— WHAT TO PRODUCE —
Include the line containing "5.2, 4.6, 3.1, 1.3, 0.1, -0.4, -1.3]" and all lines before it, repeated exactly from the listing below, without pictures.

--- DATA BLOCK ---

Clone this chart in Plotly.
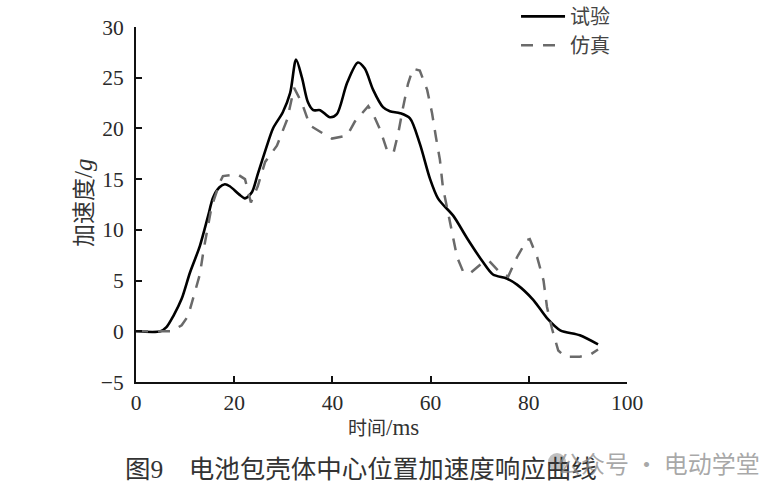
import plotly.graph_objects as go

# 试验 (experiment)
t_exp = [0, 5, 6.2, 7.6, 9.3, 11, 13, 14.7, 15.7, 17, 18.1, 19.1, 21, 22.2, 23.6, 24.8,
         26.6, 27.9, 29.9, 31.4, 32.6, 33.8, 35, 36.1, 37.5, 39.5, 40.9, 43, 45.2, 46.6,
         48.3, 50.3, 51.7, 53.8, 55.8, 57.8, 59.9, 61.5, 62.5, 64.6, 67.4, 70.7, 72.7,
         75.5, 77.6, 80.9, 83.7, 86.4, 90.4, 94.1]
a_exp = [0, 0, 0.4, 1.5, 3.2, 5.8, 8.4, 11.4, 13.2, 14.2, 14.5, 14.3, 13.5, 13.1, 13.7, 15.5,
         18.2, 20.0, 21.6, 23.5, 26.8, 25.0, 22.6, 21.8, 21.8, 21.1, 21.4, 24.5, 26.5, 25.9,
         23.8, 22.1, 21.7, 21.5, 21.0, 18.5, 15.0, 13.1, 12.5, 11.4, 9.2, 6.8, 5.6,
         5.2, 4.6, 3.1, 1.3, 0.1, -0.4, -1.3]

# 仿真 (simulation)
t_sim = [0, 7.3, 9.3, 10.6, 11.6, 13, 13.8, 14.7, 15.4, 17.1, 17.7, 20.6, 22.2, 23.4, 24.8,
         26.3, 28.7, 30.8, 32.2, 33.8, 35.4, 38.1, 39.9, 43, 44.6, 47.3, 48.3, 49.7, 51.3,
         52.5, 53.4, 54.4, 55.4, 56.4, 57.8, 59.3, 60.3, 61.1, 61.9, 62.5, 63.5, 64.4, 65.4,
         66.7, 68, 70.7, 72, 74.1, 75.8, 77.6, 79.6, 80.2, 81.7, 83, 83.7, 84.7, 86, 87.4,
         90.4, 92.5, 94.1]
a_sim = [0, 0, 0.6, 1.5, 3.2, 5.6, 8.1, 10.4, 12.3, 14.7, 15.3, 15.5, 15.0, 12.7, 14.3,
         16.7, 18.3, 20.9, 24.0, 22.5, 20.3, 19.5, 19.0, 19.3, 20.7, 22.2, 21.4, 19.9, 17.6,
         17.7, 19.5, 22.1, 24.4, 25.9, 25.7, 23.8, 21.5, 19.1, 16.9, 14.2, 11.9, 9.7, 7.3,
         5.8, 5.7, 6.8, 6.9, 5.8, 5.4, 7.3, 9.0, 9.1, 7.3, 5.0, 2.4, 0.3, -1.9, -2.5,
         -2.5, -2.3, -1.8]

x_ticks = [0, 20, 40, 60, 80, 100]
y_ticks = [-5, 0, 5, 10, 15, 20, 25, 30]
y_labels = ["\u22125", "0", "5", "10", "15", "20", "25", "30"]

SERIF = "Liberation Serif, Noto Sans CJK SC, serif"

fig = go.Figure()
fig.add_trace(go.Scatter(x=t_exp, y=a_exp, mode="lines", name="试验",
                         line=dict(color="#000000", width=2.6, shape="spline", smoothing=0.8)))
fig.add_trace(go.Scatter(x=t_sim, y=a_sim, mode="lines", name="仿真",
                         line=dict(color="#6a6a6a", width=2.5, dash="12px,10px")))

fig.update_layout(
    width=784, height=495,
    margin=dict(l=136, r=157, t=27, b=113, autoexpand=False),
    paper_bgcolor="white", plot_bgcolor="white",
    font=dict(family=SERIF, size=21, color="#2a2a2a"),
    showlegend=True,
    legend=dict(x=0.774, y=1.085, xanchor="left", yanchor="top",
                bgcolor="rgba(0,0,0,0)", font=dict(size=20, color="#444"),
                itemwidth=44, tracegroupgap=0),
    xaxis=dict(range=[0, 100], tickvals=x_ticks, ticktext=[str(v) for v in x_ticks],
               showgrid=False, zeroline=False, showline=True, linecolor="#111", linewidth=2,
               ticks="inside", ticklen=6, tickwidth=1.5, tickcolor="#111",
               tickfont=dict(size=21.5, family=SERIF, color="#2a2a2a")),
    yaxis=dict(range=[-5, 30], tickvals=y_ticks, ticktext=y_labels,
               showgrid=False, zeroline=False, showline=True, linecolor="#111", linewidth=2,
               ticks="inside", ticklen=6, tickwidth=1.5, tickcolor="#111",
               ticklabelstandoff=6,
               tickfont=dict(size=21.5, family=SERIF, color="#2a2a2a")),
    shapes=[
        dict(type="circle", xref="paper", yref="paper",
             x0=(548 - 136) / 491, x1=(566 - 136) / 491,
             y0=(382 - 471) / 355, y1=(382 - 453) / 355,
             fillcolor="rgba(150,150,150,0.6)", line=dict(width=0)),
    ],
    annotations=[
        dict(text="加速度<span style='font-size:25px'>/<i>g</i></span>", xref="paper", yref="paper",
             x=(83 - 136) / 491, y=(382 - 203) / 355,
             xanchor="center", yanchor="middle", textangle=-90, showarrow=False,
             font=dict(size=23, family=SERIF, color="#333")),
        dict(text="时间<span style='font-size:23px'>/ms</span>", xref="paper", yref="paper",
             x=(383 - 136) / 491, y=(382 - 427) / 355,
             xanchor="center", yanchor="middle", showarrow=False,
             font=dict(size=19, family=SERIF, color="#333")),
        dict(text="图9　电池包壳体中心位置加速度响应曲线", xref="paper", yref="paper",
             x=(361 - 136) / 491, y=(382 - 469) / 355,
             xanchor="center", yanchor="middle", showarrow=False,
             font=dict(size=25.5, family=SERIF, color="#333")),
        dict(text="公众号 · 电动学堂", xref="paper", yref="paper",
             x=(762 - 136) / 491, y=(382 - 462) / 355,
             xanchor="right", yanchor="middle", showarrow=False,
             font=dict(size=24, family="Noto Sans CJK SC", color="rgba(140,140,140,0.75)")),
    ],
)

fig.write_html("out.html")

---

— THE OUTPUT —
Clone this chart in Plotly.
import plotly.graph_objects as go

# 试验 (experiment)
t_exp = [0, 5, 6.2, 7.6, 9.3, 11, 13, 14.7, 15.7, 17, 18.1, 19.1, 21, 22.2, 23.6, 24.8,
         26.6, 27.9, 29.9, 31.4, 32.6, 33.8, 35, 36.1, 37.5, 39.5, 40.9, 43, 45.2, 46.6,
         48.3, 50.3, 51.7, 53.8, 55.8, 57.8, 59.9, 61.5, 62.5, 64.6, 67.4, 70.7, 72.7,
         75.5, 77.6, 80.9, 83.7, 86.4, 90.4, 94.1]
a_exp = [0, 0, 0.4, 1.5, 3.2, 5.8, 8.4, 11.4, 13.2, 14.2, 14.5, 14.3, 13.5, 13.1, 13.7, 15.5,
         18.2, 20.0, 21.6, 23.5, 26.8, 25.0, 22.6, 21.8, 21.8, 21.1, 21.4, 24.5, 26.5, 25.9,
         23.8, 22.1, 21.7, 21.5, 21.0, 18.5, 15.0, 13.1, 12.5, 11.4, 9.2, 6.8, 5.6,
         5.2, 4.6, 3.1, 1.3, 0.1, -0.4, -1.3]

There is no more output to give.